Why Semiconductor Stocks Are Getting Hit: The Shift from AI Hype to Reality

Why Semiconductor Stocks Are Getting Hit: The Shift from AI Hype to Reality

Semiconductor Stocks

Semiconductor stocks such as Nvidia, Advanced Micro Devices (AMD), and Micron Technology are coming under significant pressure due to a combination of macroeconomic shifts, valuation resets, and emerging concerns around the sustainability of AI-driven demand. At the macro level, markets are transitioning toward a more challenging environment characterized by slower economic growth, persistent inflation, and elevated energy prices tied to geopolitical tensions, which is forcing investors to reassess high-growth technology valuations as interest rates are expected to remain higher for longer. This shift is particularly impactful for semiconductor companies, which had previously rallied sharply on optimism around artificial intelligence, leaving valuations stretched and vulnerable to multiple compression as investors begin to question how much future growth is already priced in.
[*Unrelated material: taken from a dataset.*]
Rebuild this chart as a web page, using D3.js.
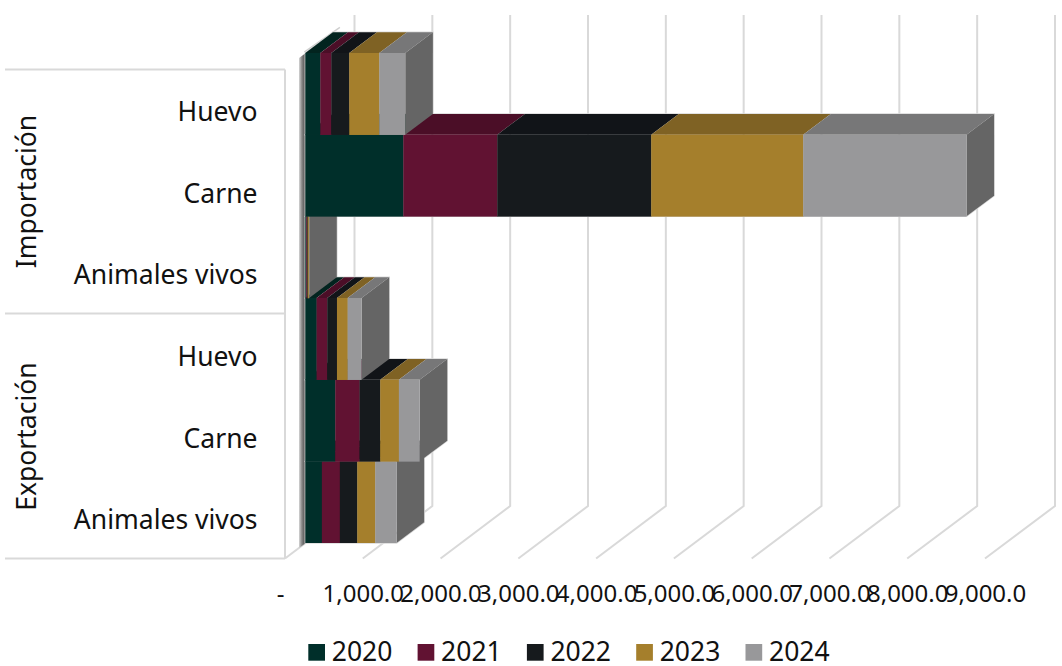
<!DOCTYPE html>
<html><head><meta charset="utf-8">
<script src="https://cdn.jsdelivr.net/npm/d3@7/dist/d3.min.js"></script>
<style>html,body{margin:0;padding:0;background:#fff}svg{display:block}text{font-family:"Noto Sans",sans-serif;font-size:26.5px;fill:#111}</style>
</head><body><svg id="c" width="1062" height="666"></svg>
<script>
const years=["2020","2021","2022","2023","2024"];
const groups=["Importación","Exportación"];
const products=["Huevo","Carne","Animales vivos"];
const rows=["Importación|Huevo","Importación|Carne","Importación|Animales vivos","Exportación|Huevo","Exportación|Carne","Exportación|Animales vivos"];
const v2020=[193,1260,12,145,385,213];
const v2021=[141,1208,10,137,312,231];
const v2022=[231,1979,8,125,266,224];
const v2023=[386,1954,15,137,240,231];
const v2024=[334,2100,5,180,267,274];
const tickValues=[0,1000,2000,3000,4000,5000,6000,7000,8000,9000];
const colors=["#002f2a","#611232","#161a1d","#a57f2c","#98989a"];
const topColors=["#02241f","#4b0e27","#111418","#7f6224","#777778"];
const sideColor="#656565";

const svg=d3.select("#c");
const table=rows.map((r,i)=>({row:r,"2020":v2020[i],"2021":v2021[i],"2022":v2022[i],"2023":v2023[i],"2024":v2024[i]}));
const stacked=d3.stack().keys(years)(table);

const x=d3.scaleLinear().domain([0,9000]).range([305.3,1005.3]);
const xFront=d3.scaleLinear().domain([0,9000]).range([285,985]);
const xBack=d3.scaleLinear().domain([0,9000]).range([354.5,1055]);
const y=d3.scaleBand().domain(rows).range([53,543]);
const dx=27.6,dy=-20.7;
const floorFront=558.5,floorBack=506,wallTop=15;
const gridColor="#d9d9d9";
const pts=a=>a.map(p=>p.join(",")).join(" ");

svg.append("g").selectAll("polyline").data(tickValues).join("polyline")
  .attr("points",v=>pts([[xFront(v),floorFront],[xBack(v),floorBack],[xBack(v),wallTop]]))
  .attr("fill","none").attr("stroke",gridColor).attr("stroke-width",2);

const frame=svg.append("g").attr("stroke",gridColor).attr("stroke-width",2).attr("fill","none");
[69.5,313.5,558.5].forEach(yy=>frame.append("line").attr("x1",5).attr("x2",285).attr("y1",yy).attr("y2",yy));
frame.append("line").attr("x1",285).attr("x2",285).attr("y1",69.5).attr("y2",558.5);

const defs=svg.append("defs");
const grad=defs.append("linearGradient").attr("id","wall");
grad.append("stop").attr("offset","0").attr("stop-color","#d5d5d5");
grad.append("stop").attr("offset","0.4").attr("stop-color","#8a8a8a");
grad.append("stop").attr("offset","1").attr("stop-color","#404040");
svg.append("polygon").attr("points",pts([[299,58],[x(0)+0.5,53],[x(0)+0.5,543],[299,548]])).attr("fill","url(#wall)");
svg.append("line").attr("x1",x(0)-1).attr("y1",52).attr("x2",x(0)+dx+7).attr("y2",53+dy-5)
  .attr("stroke","#cfcfcf").attr("stroke-width",1.5);

const order=rows.map((r,i)=>i).reverse();
const outlines=svg.append("g");
order.forEach(i=>{
  const y0=y(rows[i]),y1=y0+y.bandwidth();
  const end=stacked[stacked.length-1][i][1];
  outlines.append("polygon").attr("points",pts([[x(0),y1],[x(0),y0],[x(0)+dx,y0+dy],[x(end)+dx,y0+dy],[x(end)+dx,y1+dy],[x(end),y1]]))
    .attr("fill","none").attr("stroke",gridColor).attr("stroke-width",1.5);
});
const barsG=svg.append("g");
order.forEach(i=>{
  const r=rows[i],y0=y(r),y1=y0+y.bandwidth();
  const g=barsG.append("g");
  const end=stacked[stacked.length-1][i][1];
  stacked.forEach((s,k)=>{
    const a=x(s[i][0]),b=x(s[i][1]);
    g.append("polygon").attr("points",pts([[a,y0],[a+dx,y0+dy],[b+dx,y0+dy],[b,y0]])).attr("fill",topColors[k]);
  });
  g.append("polygon").attr("points",pts([[x(end),y0],[x(end)+dx,y0+dy],[x(end)+dx,y1+dy],[x(end),y1]])).attr("fill",sideColor);
  stacked.forEach((s,k)=>{
    g.append("rect").attr("x",x(s[i][0])).attr("y",y0).attr("width",x(s[i][1])-x(s[i][0])+(k<4?0.3:0)).attr("height",y.bandwidth()+(i<5?0.3:0)).attr("fill",colors[k]);
  });
});

svg.append("g").selectAll("text").data(rows).join("text")
  .attr("x",257.5).attr("y",r=>y(r)+y.bandwidth()/2+27.2).attr("text-anchor","end")
  .text(r=>r.split("|")[1]);

groups.forEach(gr=>{
  const rs=rows.filter(r=>r.startsWith(gr));
  const c=(y(rs[0])+y(rs[2])+y.bandwidth())/2+16;
  svg.append("text").attr("transform",`translate(36,${c}) rotate(-90)`).attr("text-anchor","middle").text(gr);
});

const axis=d3.axisBottom(xFront).tickValues(tickValues).tickSize(0).tickPadding(0)
  .tickFormat(v=>v===0?"-":d3.format(",.1f")(v));
const ax=svg.append("g").attr("transform","translate(0,584)").call(axis);
ax.select(".domain").remove();
ax.selectAll("text").attr("dy",0).attr("y",18).style("font-size","24px").style("font-family",'"Noto Sans",sans-serif').attr("fill","#111");
ax.selectAll("text").filter(v=>v===0).attr("dx",-5);

const legendX=d3.scalePoint().domain(years).range([308.3,745.5]);
const leg=svg.append("g").selectAll("g").data(years).join("g").attr("transform",d=>`translate(${legendX(d)},644)`);
leg.append("rect").attr("width",16.7).attr("height",16.7).attr("fill",(d,i)=>colors[i]);
leg.append("text").attr("x",23.5).attr("y",17).style("font-size","26.5px").text(d=>d);
</script></body></html>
At the same time, cracks are beginning to appear in the core AI narrative that has driven the sector, with growing concerns that improvements in efficiency, chip design, and software optimization could reduce the amount of hardware required to support AI workloads, thereby tempering long-term demand expectations, especially for memory producers like Micron. Additionally, the semiconductor industry remains inherently cyclical, and despite the structural growth story, investors are increasingly wary that current earnings, particularly in memory, which may be at near peak levels, with aggressive capital expenditure across the industry raising the risk of future oversupply and margin compression.
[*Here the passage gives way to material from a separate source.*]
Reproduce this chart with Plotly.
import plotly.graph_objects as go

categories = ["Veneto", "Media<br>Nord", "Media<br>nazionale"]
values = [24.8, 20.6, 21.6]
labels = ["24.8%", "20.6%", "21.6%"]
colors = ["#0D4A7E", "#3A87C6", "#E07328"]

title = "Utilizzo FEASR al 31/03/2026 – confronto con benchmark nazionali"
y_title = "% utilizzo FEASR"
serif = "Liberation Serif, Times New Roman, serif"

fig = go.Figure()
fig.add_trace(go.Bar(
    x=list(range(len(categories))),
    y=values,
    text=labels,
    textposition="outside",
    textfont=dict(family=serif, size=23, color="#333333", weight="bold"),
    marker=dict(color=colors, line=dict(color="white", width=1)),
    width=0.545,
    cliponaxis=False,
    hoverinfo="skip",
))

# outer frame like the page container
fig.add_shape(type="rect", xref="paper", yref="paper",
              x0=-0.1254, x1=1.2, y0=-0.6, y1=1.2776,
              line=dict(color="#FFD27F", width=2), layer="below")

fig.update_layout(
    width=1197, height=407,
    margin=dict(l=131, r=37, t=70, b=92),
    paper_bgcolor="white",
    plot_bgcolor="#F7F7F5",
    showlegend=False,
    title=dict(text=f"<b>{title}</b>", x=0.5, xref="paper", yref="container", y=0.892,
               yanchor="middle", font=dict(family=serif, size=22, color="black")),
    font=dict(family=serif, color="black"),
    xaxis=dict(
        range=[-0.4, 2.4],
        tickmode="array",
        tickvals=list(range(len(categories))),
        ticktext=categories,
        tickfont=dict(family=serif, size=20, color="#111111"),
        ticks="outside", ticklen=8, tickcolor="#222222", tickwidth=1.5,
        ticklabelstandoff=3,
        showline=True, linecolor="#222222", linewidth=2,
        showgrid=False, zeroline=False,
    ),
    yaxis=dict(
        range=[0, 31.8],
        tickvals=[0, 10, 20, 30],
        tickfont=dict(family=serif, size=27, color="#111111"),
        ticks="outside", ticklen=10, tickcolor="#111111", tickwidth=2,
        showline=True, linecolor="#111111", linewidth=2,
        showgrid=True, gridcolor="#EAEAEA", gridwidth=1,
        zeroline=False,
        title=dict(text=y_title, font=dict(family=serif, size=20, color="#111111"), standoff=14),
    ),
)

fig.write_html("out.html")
Corporate signals are reinforcing these concerns, as seen in volatility across the sector and weakening price momentum, which has triggered technical selling and a shift in investor sentiment from aggressive buying to cautious positioning. As a result, the recent selloff reflects not a collapse in the long-term AI thesis, but rather a broad repricing of expectations, where markets are adjusting from a period of extreme optimism to a more balanced view that incorporates execution risk, cyclical pressures, and a less certain demand outlook.